Tag Archive | "editorial changes"

100 more hacks on the dole?

100 more hacks on the dole?

The Guardian Media Group (GMG), publishers of ‘The Guardian’ and ‘The Observer’, in the last financial year lost £89m and is desperate to save money.

It plans to cut more than 100 extra staff as part of further cost saving measures aimed at reducing its current “unsustainable” losses.

According to Press Gazette Tim Brooks, managing director of GNM, in a series of briefings at GNM’s Kings Place headquarters this afternoon told staff from ‘The Observer’ and ‘The Guardian’ that redundancies would be made across editorial and commercial departments.

The briefings come a day after it was confirmed by GNM that a pared down version of ‘The Observer’ newspaper would be relaunched in the New Year without several of its current magazines and supplements.

Press Gazette understands that during one of the briefings, GNM editor-in-chief Alan Rusbridger told staff the publisher was looking to make this latest round of cuts through voluntary means but whatever cuts weren’t covered by voluntary redundancy would be found in other ways.

He said that he anticipated between eight, and ten per cent of the existing 780-odd editorial staff would leave.

Members of staff in the commercial department are expected to learn their fate within a month, editorial changes are expected to take longer to complete because cuts are likely to be made through voluntary redundancies and redeployment.

However, editorial staff fear compulsory redundancies. NUJ officials have previously stated that the union would ballot on possible strike should the company try to force redundancies on its members.

GNM reopened its voluntary redundancy scheme, which is set to run until the end of the year in September as Brooks warned staff that losses were running at a rate of £100,000 per day and staffing levels would have to be reviewed as a result.

This latest round, the result of a root and branch review of GNM’s operation, will be in addition previous cuts.

The publisher said earlier this year that in addition to cuts in commercial teams it wanted to slim GNM’s editorial department from 850 staff to fewer than 800.

Press Gazette understands around 80 staff have so far left the commercial department and around 70 have since gone from editorial as part of £20m cuts to GNM’s editorial and commercial budget that have already been implemented.

Brooks told staff the latest round of cuts would be in addition to the savings already made as revenues were worse than anticipated, and had fallen by £33m

The Guardian’s Thursday Technology print section will also cease publication at the end of the year as a cost saving measure.

The revamped Observer will hit newsstands with four regular sections and supplements – news, sport, the Review and Observer Magazine. It will also give away the Observer Food Monthly magazine each month.

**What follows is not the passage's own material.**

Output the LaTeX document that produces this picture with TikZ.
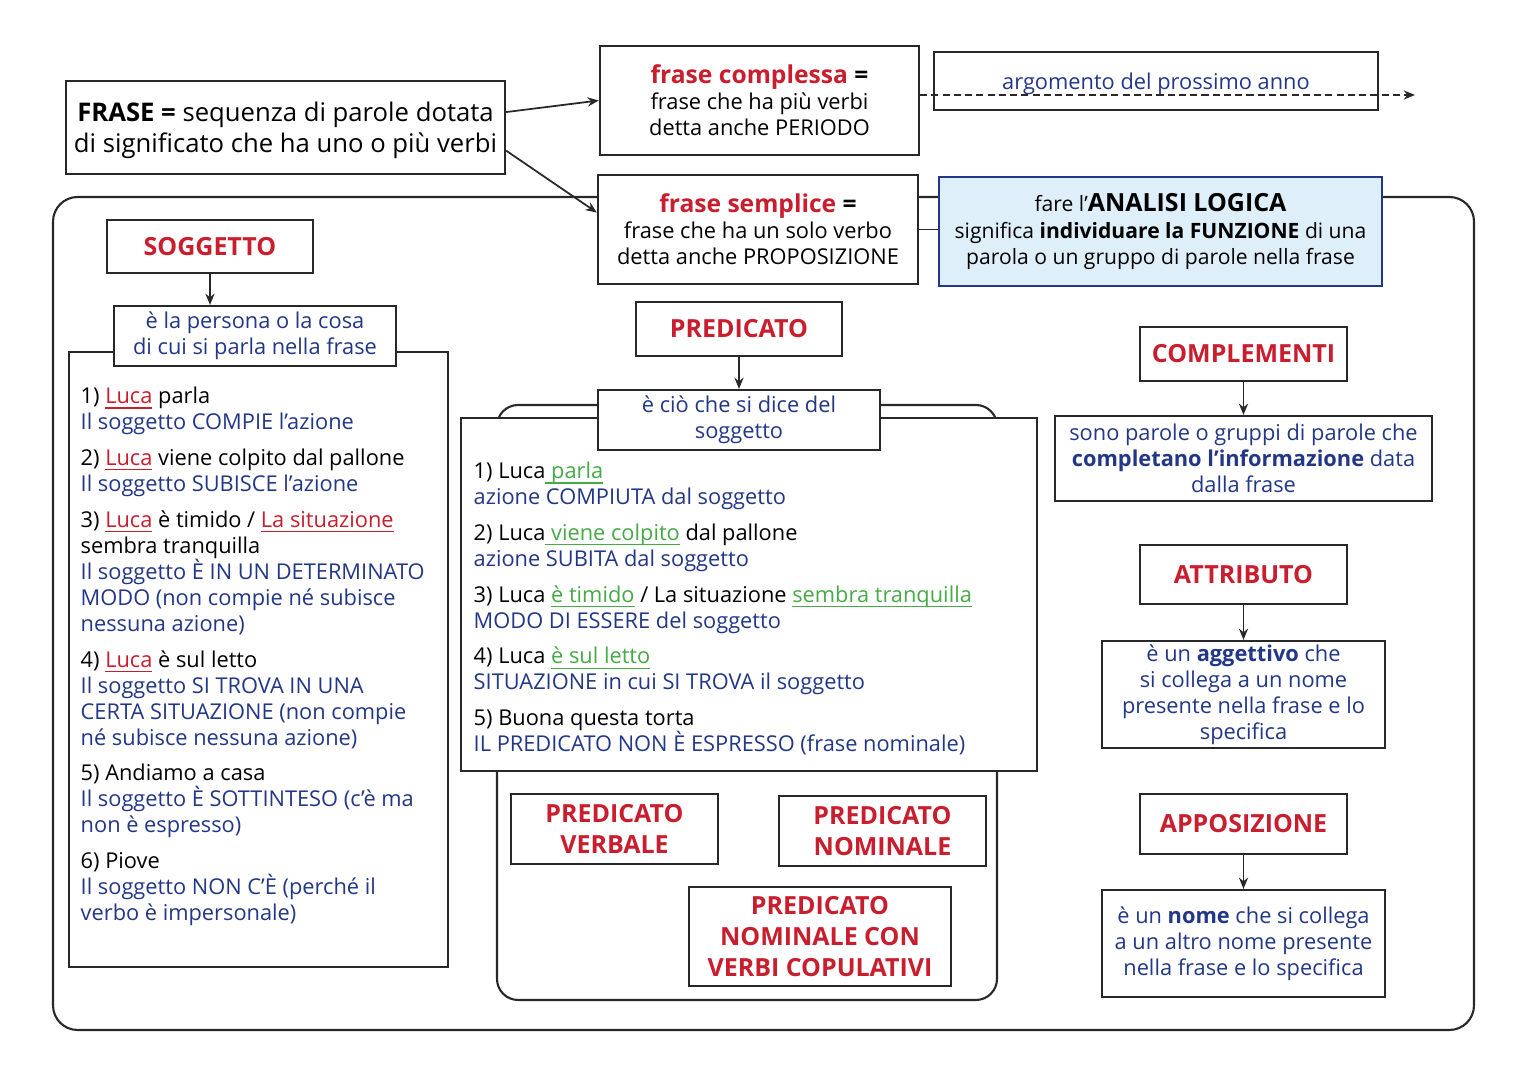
\documentclass[tikz,border=0pt]{standalone}
\usepackage{fontspec}
\setmainfont{Open Sans}
\usetikzlibrary{arrows.meta}
\definecolor{mapred}{RGB}{200,30,45}
\definecolor{mapblue}{RGB}{35,55,135}
\definecolor{mapgreen}{RGB}{70,170,70}
\definecolor{mapsky}{RGB}{222,239,250}
\definecolor{mapframe}{RGB}{40,40,40}
\newcommand\sottolinea[1]{\setbox0\hbox{#1}\rlap{\rule[-1.5pt]{\wd0}{0.4pt}}\box0}
\def\sog#1{\textcolor{mapred}{\sottolinea{#1}}}
\def\verbo#1{\textcolor{mapgreen}{\sottolinea{#1}}}
\def\spiega#1{\textcolor{mapblue}{#1}}
\tikzset{
	box/.style={draw=mapframe, line width=0.6pt, fill=white, inner sep=0pt, align=center},
	title/.style={box, text=mapred, font=\bfseries\fontsize{7.1}{8.8}\selectfont},
	body/.style={font=\fontsize{6.2}{7.4}\selectfont},
	link/.style={-{Stealth[length=3.2pt,width=2.6pt]}, line width=0.5pt, draw=mapframe},
}

\begin{document}
\begin{tikzpicture}[x=0.01cm, y=-0.01cm]
			%%%%% START %%%%%
			\useasboundingbox (0,0) rectangle (1526,1080);
			
			\draw[mapframe, line width=0.6pt, rounded corners=7pt] (53,197) rectangle (1474,1030);
			
			% top row
			\node[box, font=\fontsize{7.3}{8.8}\selectfont, text depth=0pt, minimum width=4.39cm, minimum height=0.93cm] (frase) at (285.5,127.5)
				{\textbf{FRASE =} sequenza di parole dotata\\di significato che ha uno o più verbi};
			\node[box, body, minimum width=3.19cm, minimum height=1.09cm] (complessa) at (759.5,100.5)
				{{\bfseries\fontsize{7}{8}\selectfont\textcolor{mapred}{frase complessa} =}\\frase che ha più verbi\\detta anche PERIODO};
			\node[box, body, fill=none, text=mapblue, text depth=0pt, minimum width=4.44cm, minimum height=0.58cm] (argomento) at (1156,81)
				{argomento del prossimo anno};
			\node[box, body, minimum width=3.20cm, minimum height=1.09cm] (semplice) at (758,229.5)
				{{\bfseries\fontsize{7}{8}\selectfont\textcolor{mapred}{frase semplice} =}\\frase che ha un solo verbo\\detta anche PROPOSIZIONE};
			\node[box, font=\fontsize{6}{7.4}\selectfont, draw=mapblue, fill=mapsky, minimum width=4.43cm, minimum height=1.09cm] (logica) at (1160.5,231.5)
				{fare l’{\bfseries\fontsize{7.1}{8}\selectfont ANALISI LOGICA}\\significa \textbf{individuare la FUNZIONE} di una\\parola o un gruppo di parole nella frase};
			
			\coordinate (futuro) at (1415,95);
			\draw[link, dash pattern=on 2pt off 1.2pt] (complessa.east |- futuro) -- (futuro);
			\draw[link] (frase.4) -- (complessa.west);
			\draw[link] (frase.-6) -- (semplice.174);
			\draw[line width=0.5pt, mapframe] (semplice.east) -- (semplice.east -| logica.west);
			
			% soggetto
			\node[box, minimum width=3.79cm, minimum height=6.15cm] (soggframe) at (258.5,659.5) {};
			\node[title, minimum width=2.06cm, minimum height=0.53cm] (sogg) at (210,246.5) {SOGGETTO};
			\node[box, body, text=mapblue, minimum width=2.82cm, minimum height=0.60cm] (persona) at (255,336)
				{è la persona o la cosa\\di cui si parla nella frase};
			\draw[link] (sogg.south) -- (sogg.south |- persona.north);
			\node[body, anchor=north west, inner sep=0pt, align=left] (sogglist) at (80,386) {
				1) \sog{Luca} parla\\
				\spiega{Il soggetto COMPIE l’azione}\\[2.8pt]
				2) \sog{Luca} viene colpito dal pallone\\
				\spiega{Il soggetto SUBISCE l’azione}\\[2.8pt]
				3) \sog{Luca} è timido / \sog{La situazione}\\
				sembra tranquilla\\
				\spiega{Il soggetto È IN UN DETERMINATO}\\
				\spiega{MODO (non compie né subisce}\\
				\spiega{nessuna azione)}\\[2.8pt]
				4) \sog{Luca} è sul letto\\
				\spiega{Il soggetto SI TROVA IN UNA}\\
				\spiega{CERTA SITUAZIONE (non compie}\\
				\spiega{né subisce nessuna azione)}\\[2.8pt]
				5) Andiamo a casa\\
				\spiega{Il soggetto È SOTTINTESO (c’è ma}\\
				\spiega{non è espresso)}\\[2.8pt]
				6) Piove\\
				\spiega{Il soggetto NON C’È (perché il}\\
				\spiega{verbo è impersonale)}};
			
			% predicato
			\draw[mapframe, line width=0.6pt, rounded corners=6pt] (497,405) rectangle (997,1000);
			\node[box, minimum width=5.76cm, minimum height=3.53cm] (predframe) at (749,594.5) {};
			\node[title, minimum width=2.06cm, minimum height=0.54cm] (pred) at (739,329) {PREDICATO};
			\node[box, body, text=mapblue, minimum width=2.82cm, minimum height=0.60cm] (cio) at (739,420)
				{è ciò che si dice del\\soggetto};
			\draw[link] (pred) -- (cio);
			\node[body, anchor=north west, inner sep=0pt, align=left] (predlist) at (473,461) {
				1) Luca\verbo{\ parla}\\
				\spiega{azione COMPIUTA dal soggetto}\\[2.8pt]
				2) Luca\verbo{\ viene colpito} dal pallone\\
				\spiega{azione SUBITA dal soggetto}\\[2.8pt]
				3) Luca \verbo{è timido} / La situazione \verbo{sembra tranquilla}\\
				\spiega{MODO DI ESSERE del soggetto}\\[2.8pt]
				4) Luca \verbo{è sul letto}\\
				\spiega{SITUAZIONE in cui SI TROVA il soggetto}\\[2.8pt]
				5) Buona questa torta\\
				\spiega{IL PREDICATO NON È ESPRESSO (frase nominale)}};
			\node[title, minimum width=2.07cm, minimum height=0.70cm] (verbale) at (614.5,829) {PREDICATO\\VERBALE};
			\node[title, minimum width=2.07cm, minimum height=0.70cm] (nominale) at (882.5,831) {PREDICATO\\NOMINALE};
			\node[title, minimum width=2.62cm, minimum height=0.99cm] (copulativi) at (820,936.5)
				{PREDICATO\\NOMINALE CON\\VERBI COPULATIVI};
			
			% complementi
			\node[title, minimum width=2.07cm, minimum height=0.54cm] (compl) at (1243.5,354) {COMPLEMENTI};
			\node[box, body, text=mapblue, minimum width=3.77cm, minimum height=0.85cm] (parole) at (1243.5,458.5)
				{sono parole o gruppi di parole che\\\textbf{completano l’informazione} data\\dalla frase};
			\draw[link] (compl) -- (parole);
			
			\node[title, minimum width=2.07cm, minimum height=0.59cm] (attr) at (1243.5,574.5) {ATTRIBUTO};
			\node[box, body, text=mapblue, minimum width=2.83cm, minimum height=1.07cm] (aggettivo) at (1243.5,694.5)
				{è un \textbf{aggettivo} che\\si collega a un nome\\presente nella frase e lo\\specifica};
			\draw[link] (attr) -- (aggettivo);
			
			\node[title, minimum width=2.07cm, minimum height=0.60cm] (appos) at (1243.5,824) {APPOSIZIONE};
			\node[box, body, text=mapblue, minimum width=2.83cm, minimum height=1.07cm] (nome) at (1243.5,943.5)
				{è un \textbf{nome} che si collega\\a un altro nome presente\\nella frase e lo specifica};
			\draw[link] (appos) -- (nome);
			
			%%%%% END %%%%%
\end{tikzpicture}
\end{document}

Business and cash supplements will be dropped, and instead those sections will be included in the main news section. The Escape section will be dropped and instead included in a new travel section of Observer magazine.

Three of The Observer’s rotating monthly magazine supplements are also to be dropped: Observer Sport, Woman and Music Monthly.

The changes at ‘The Observer’ will save £2m, the briefings were told. A core of editorial staff would continue to work solely for the Observer, but other journalists are expected to be integrated into the editorial teams that work across all GNM papers and websites.

Both ‘The Guardian’ and ‘The Observer’ are mouthpieces of the treacherous liberal elite that has caused so much damage to this country with their support of mass immigration, politically correct nonsense and human right madness.

These papers not only print smear stories attacking the BNP, but in some cases openly incite violence against BNP activists.

This is why the sacking of 100 staff should be welcomed by nationalists.

They claim to be leftwing but they have only contempt for the white working class, after all their readers are mostly students, public sector workers and unemployed antifascists who never worked a single day doing a real job.

Hopefully they will soon experience the kind of hardship that working class people have been enduring for many years.

The only difference is that for one of those sacked journalist hardship means fewer meals in posh central London restaurants whereas for a laid-off worker it’s a matter of putting food on the table.